O último Relatório Mundial nas Nações Unidas sobre o Desenvolvimento de Recursos Hídricos deu um alerta: “Na medida em que cresce a demanda de recursos hídricos no mundo, diminui a probabilidade do fornecimento de água doce em muitas regiões, como consequência da mudança climática”.
José Tundisi, membro da Academia Brasileira de Ciências e doutor em Ciências pela USP, afirma que a escassez de água já é um problema real, e não mais uma questão com a qual teríamos que lidar no futuro. “Relatórios chamam atenção para isso. Até 2050 isso já vai ser muito claro, são pesquisas baseadas em dados. Ainda não está em nível planetário, mas vamos ter abundância de água em algumas regiões e escassez em outras”, prevê.
A escassez de água causaria, obviamente, mudanças relevantes. “Uma escassez aqui no Brasil poderia ter efeitos catastróficos para a economia, já que oitenta por cento da energia do país vem da água. Também teria aumento de doenças de veiculação hídrica e deterioração da qualidade da água”, aponta Tundisi.

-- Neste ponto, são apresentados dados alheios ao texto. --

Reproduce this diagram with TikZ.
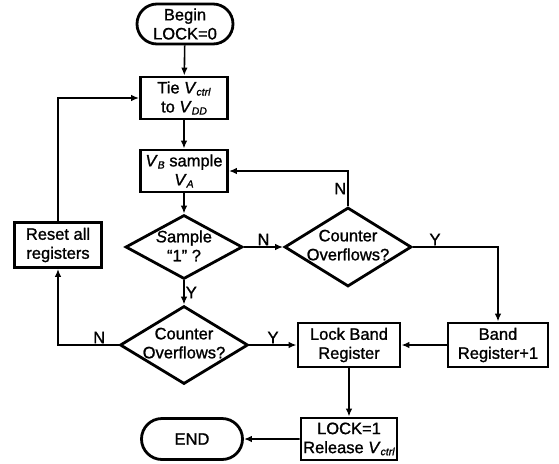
\documentclass[tikz,border=0pt]{standalone}
\usepackage{fontspec}
\setmainfont[FakeBold=1.2]{Liberation Sans}
\usepackage{tikz}
\usetikzlibrary{shapes.geometric,shapes.misc,arrows.meta}
\tikzstyle{stepbox} = [rectangle,draw,line width=2.8pt,align=center,inner sep=0pt,
    minimum width=87pt,minimum height=42pt]
\tikzstyle{terminal} = [rounded rectangle,draw,line width=2.8pt,align=center,inner sep=0pt,
    minimum width=98pt,minimum height=40pt]
\tikzstyle{decision} = [diamond,draw,line width=2.8pt,inner sep=0pt]
\tikzstyle{flow} = [line width=1.6pt,-{Latex[length=8pt,width=6.5pt]}]
\tikzstyle{yn} = [inner sep=1pt]
\newcommand{\vsig}[1]{\textit{V}\raisebox{-0.25ex}{\fontsize{10.5}{10.5}\selectfont\textit{#1}}}
\newcommand{\dtext}[2]{\begin{tabular}{@{}c@{}}#1\\#2\end{tabular}}

\begin{document}
\begin{tikzpicture}[x=1pt,y=-1pt,font=\fontsize{16.5}{19}\selectfont]
	\useasboundingbox (0,0) rectangle (559,463);
	
	\node(begin) at (185,24) [terminal,minimum width=96pt] {Begin\\LOCK=0};
	\node(tie) at (184,98) [stepbox] {Tie \vsig{ctrl}\\to \vsig{DD}};
	\node(vb) at (184,171) [stepbox] {\vsig{B} sample\\\vsig{A}};
	\node(sample) at (184,247) [decision,minimum width=117pt,minimum height=64pt,
		label={[name=sampletxt,yshift=-1pt]center:\dtext{\textit{S}ample}{“1” ?}}] {};
	\node(cntup) at (348,247) [decision,minimum width=127pt,minimum height=79pt,
		label={[name=cntuptxt]center:\dtext{Counter}{Overflows?}}] {};
	\node(reset) at (58,245) [stepbox,minimum height=45pt] {Reset all\\registers};
	\node(cntdown) at (184,345) [decision,minimum width=128pt,minimum height=78pt,
		label={[name=cntdowntxt]center:\dtext{Counter}{Overflows?}}] {};
	\node(lock) at (349,345) [stepbox,minimum width=102pt,minimum height=44pt] {Lock Band\\Register};
	\node(band) at (498,345) [stepbox,minimum width=100pt,minimum height=44pt] {Band\\Register+1};
	\node(release) at (349,439) [stepbox,minimum width=96pt] {LOCK=1\\Release \vsig{ctrl}};
	\node(end) at (192,439) [terminal,minimum width=101pt,minimum height=41pt] {END};
	
	% main column
	\draw[flow] (begin) -- (tie);
	\draw[flow] (tie) -- (vb);
	\draw[flow] (vb) -- (sample);
	\draw[flow] (sample) -- node(sn)[yn,above] {N} (cntup);
	\draw[flow] (sample) -- node(sy)[yn,right] {Y} (cntdown);
	
	% loops
	\draw[flow] (cntup.north) |- node(cn)[yn,left,pos=0.25] {N} (vb.east);
	\draw[flow] (cntup.east) -| node(cy)[yn,above,pos=0.13] {Y} (band.north);
	\draw[flow] (cntdown.west) -| node(dn)[yn,above,pos=0.16] {N} (reset.south);
	\draw[flow] (reset.north) |- (tie.west);
	\draw[flow] (cntdown.east) -- node(dy)[yn,above] {Y} (lock.west);
	
	% bottom
	\draw[flow] (band) -- (lock);
	\draw[flow] (lock) -- (release);
	\draw[flow] (release) -- (end);
	
\end{tikzpicture}
\end{document}
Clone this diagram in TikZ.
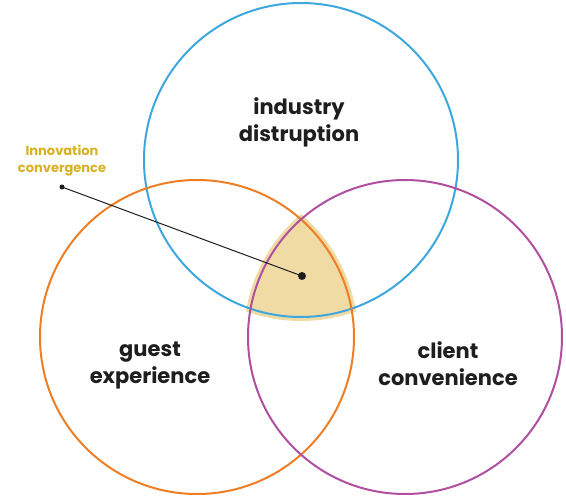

O doutor destaca que a principal saída seria transformar água salgada em água doce: “O custo da dessanilização ainda é alto, mas está baixando. Em alguns lugares isso já é realizado, ou está quase, como Israel, Barcelona e Kuwait”. Ele também sugere outras soluções, como “fazer um grande projeto de proteção para conservar as águas nas bacias hidrográficas e melhorar o reuso e implantar um sistema de conservação nas áreas urbanas e na agricultura”.
O presidente do Banco Mundial, Jim Yong Kim, denunciou, na última quinta-feira (10), que aquecimento global não está sendo levado a sério e que o tempo está se esgotando para evitar consequências como a seca e a inundação de cidades. Ele defendeu que “o aquecimento de 2 graus Celsius vai ter grandes implicações”, indicando que “40% das terras aráveis da África desaparecerão e a cidade de Bangcoc poderá ficar submersa”. “Daqui a dez ou 15 anos, quando começarem batalhas devido à falta de acesso à água e à comida, estaremos todos aqui sentados pensando: meu Deus, por que não fizemos mais àquela altura?”, completou.
David Zee, doutor em geografia ambiental e professor de oceanografia da UERJ, vai além das consequência negativas na produção de energia, no caso de uma escassez. “Afetaria muito a economia. O Brasil exporta água. Exporta alimentos. Grande parte dos produtos industriais depende da água. Para produzir uma tonelada de cereais, precisa de uma tonelada de água”, afirma. Ideval Costa, geólogo da USP, é ainda mais contundente: “Precisa de água para produzir. Sem produção, não tem economia. É uma questão de logística”.
O professor de oceanografia destaca que a sociedade já passou do sinal amarelo. Ele chama atenção para o problema que São Paulo está enfrentando. Nesta terça-feira (8), o volume de água no reservatório de Cantareira, em São Paulo, marcava 12,7%, nível considerado muito baixo. A crise provocou a incerteza sobre um possível rodízio de água. “O sinal amarelo já veio há muito tempo. Vai faltar água. Isso já é uma realidade e as pessoas estão começando a discutir. Um sinal claro disso é o que está acontecendo em São Paulo. Vai ter um conflito interno no Brasil pela água”, acredita. Zee aproveita para fazer uma importante crítica: “O Brasil desperdiça demais, a começar pelos órgãos governamentais, inclusive as empresas que produzem e distribuem água”.
Costa também concorda que a escassez de água não está longe e explica que, na verdade, sempre foi uma “possibilidade real”. “Desde que a Terra começou seu processo de formação de vida. A água não vem todo ano renovada, ela existe desde o começo de tudo. O que acontece é: aumenta a população, aumenta a demanda”, explica. Segundo ele, é certo que um dia a água irá acabar: o questionamento é quando. Isso dependeria “da quantidade de pessoas, de quanto vai aumentar o consumo e de como as autoridades vão criar recursos para minimizar o problema”. O geólogo destaca a necessidade da “conscientização da população de que isso é natural da Terra e que estamos aqui de passagem”. “Tudo está muito próximo em termos de tempo geológico”, conclui.